To be done - Starting with the first line of the data that follows, transcribe every line verbatim until the line containing "import * as" has been transcribed.

Given data -
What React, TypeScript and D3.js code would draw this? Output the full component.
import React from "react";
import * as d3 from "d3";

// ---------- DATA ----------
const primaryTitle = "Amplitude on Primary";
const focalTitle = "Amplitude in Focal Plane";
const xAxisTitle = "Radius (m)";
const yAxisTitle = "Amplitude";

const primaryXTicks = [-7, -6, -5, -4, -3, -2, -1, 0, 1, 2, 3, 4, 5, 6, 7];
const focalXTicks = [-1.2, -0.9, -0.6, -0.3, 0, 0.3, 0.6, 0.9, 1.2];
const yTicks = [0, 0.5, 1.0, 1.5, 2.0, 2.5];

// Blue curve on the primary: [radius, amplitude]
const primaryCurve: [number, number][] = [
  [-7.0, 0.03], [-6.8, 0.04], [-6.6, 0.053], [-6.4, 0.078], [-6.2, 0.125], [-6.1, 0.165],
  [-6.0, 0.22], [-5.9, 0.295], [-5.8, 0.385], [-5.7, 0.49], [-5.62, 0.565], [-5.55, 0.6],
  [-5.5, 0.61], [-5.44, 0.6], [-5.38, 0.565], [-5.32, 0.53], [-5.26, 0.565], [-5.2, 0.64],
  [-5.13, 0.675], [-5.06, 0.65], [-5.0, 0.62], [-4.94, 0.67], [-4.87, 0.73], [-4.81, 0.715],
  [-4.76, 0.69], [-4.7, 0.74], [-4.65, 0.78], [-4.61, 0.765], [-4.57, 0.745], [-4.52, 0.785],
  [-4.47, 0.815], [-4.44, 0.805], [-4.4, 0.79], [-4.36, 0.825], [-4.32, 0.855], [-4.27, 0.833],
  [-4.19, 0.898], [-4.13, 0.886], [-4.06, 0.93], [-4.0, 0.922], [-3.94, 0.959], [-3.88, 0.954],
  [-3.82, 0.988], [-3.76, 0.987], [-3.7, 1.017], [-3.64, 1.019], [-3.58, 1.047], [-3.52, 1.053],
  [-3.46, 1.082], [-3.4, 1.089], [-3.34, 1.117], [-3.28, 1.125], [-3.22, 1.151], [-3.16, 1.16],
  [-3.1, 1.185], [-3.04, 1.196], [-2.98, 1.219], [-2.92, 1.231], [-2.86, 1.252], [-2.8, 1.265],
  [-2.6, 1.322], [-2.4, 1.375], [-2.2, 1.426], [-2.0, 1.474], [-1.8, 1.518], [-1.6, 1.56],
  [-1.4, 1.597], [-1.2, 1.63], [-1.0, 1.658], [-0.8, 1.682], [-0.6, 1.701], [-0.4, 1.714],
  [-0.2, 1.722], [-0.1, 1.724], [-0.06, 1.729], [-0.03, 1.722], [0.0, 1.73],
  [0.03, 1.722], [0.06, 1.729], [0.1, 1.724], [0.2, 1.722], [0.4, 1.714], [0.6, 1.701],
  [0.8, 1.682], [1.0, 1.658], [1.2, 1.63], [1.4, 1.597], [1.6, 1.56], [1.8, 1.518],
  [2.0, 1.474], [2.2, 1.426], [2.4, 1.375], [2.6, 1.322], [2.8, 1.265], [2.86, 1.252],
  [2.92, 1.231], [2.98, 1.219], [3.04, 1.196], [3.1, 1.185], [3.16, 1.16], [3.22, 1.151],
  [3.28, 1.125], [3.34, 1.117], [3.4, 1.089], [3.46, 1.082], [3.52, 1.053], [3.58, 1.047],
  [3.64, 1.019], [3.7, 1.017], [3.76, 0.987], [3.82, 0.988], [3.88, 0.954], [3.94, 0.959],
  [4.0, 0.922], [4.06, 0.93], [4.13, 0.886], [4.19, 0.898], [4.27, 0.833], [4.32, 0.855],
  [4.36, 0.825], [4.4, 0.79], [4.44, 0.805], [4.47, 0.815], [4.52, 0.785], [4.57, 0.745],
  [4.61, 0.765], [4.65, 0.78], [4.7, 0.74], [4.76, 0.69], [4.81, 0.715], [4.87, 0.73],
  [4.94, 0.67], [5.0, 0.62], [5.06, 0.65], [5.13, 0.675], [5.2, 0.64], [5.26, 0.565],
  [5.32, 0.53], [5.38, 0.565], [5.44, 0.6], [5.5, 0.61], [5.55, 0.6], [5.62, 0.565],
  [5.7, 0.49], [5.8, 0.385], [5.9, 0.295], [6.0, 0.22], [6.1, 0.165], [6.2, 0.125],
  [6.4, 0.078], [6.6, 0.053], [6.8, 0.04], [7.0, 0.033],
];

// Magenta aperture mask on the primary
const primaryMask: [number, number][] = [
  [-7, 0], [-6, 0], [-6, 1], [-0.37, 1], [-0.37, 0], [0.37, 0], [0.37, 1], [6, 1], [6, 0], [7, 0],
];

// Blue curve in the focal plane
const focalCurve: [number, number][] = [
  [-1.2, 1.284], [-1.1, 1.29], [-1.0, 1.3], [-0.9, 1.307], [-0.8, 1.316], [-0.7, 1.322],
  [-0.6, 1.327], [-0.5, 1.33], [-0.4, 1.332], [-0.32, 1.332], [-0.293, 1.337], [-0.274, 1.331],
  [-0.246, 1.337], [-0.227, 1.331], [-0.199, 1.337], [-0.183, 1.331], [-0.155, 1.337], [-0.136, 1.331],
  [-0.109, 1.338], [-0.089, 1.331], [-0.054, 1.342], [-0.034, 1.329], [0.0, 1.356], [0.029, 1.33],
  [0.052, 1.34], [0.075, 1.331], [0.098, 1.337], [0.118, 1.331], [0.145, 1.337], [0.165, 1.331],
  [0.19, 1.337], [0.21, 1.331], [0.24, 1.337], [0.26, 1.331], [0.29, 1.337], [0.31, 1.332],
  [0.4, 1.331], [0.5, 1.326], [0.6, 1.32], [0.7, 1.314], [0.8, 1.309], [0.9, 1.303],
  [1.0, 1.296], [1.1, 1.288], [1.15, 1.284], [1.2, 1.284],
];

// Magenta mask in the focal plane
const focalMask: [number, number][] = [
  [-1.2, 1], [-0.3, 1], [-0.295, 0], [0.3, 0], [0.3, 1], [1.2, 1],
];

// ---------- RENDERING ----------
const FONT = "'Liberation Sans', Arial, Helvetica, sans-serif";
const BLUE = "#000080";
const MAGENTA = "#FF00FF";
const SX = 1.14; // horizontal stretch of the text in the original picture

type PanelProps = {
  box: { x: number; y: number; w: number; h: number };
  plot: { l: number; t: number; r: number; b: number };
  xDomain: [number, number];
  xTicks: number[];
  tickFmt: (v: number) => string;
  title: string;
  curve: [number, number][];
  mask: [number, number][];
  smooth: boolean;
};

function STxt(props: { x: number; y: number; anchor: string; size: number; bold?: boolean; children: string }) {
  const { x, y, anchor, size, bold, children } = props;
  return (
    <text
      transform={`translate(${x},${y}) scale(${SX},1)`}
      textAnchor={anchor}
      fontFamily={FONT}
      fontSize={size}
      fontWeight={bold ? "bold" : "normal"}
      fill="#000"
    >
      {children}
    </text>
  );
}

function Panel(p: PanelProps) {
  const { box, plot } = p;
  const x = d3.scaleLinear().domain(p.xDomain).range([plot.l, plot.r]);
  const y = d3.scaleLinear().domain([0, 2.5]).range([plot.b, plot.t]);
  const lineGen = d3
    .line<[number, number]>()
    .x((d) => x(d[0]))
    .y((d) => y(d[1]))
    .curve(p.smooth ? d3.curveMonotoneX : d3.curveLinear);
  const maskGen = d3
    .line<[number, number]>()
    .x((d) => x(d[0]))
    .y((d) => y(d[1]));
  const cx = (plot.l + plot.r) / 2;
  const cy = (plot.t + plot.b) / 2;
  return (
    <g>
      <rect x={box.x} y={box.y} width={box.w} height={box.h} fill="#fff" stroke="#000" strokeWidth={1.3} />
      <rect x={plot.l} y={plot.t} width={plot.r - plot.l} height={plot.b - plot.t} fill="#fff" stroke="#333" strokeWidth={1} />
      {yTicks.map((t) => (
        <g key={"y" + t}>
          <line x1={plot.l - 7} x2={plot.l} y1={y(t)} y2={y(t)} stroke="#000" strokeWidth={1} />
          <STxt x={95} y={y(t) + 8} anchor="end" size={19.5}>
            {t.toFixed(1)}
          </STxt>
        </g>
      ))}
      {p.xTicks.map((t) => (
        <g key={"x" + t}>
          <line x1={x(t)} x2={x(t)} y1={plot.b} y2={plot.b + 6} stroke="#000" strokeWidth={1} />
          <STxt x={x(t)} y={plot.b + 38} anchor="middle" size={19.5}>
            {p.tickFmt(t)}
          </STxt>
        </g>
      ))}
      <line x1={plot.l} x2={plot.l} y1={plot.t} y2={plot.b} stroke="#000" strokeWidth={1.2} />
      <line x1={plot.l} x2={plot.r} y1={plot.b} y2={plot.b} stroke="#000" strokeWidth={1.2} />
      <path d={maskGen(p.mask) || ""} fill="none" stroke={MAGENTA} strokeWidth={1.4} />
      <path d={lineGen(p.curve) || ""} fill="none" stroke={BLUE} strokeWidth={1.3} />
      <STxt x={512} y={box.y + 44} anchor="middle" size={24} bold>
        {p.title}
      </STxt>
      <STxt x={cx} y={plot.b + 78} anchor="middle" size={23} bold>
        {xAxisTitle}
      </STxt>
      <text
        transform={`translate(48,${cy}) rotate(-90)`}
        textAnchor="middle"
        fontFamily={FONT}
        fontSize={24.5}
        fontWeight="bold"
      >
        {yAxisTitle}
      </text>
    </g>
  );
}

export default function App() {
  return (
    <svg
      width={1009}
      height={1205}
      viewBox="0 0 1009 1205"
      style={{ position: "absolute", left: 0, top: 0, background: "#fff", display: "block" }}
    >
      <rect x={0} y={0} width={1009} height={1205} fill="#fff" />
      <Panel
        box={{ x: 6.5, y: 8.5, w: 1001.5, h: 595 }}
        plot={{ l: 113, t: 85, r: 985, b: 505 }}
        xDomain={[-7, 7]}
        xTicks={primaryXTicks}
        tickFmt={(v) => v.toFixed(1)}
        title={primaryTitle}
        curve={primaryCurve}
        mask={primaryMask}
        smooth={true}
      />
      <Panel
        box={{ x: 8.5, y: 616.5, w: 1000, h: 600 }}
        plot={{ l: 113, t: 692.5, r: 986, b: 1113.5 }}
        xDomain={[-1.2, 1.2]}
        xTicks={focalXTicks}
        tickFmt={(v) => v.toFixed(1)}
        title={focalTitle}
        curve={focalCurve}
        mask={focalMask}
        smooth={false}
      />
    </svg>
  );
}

Reply to the exercise -
What React, TypeScript and D3.js code would draw this? Output the full component.
import React from "react";
import * as d3 from "d3";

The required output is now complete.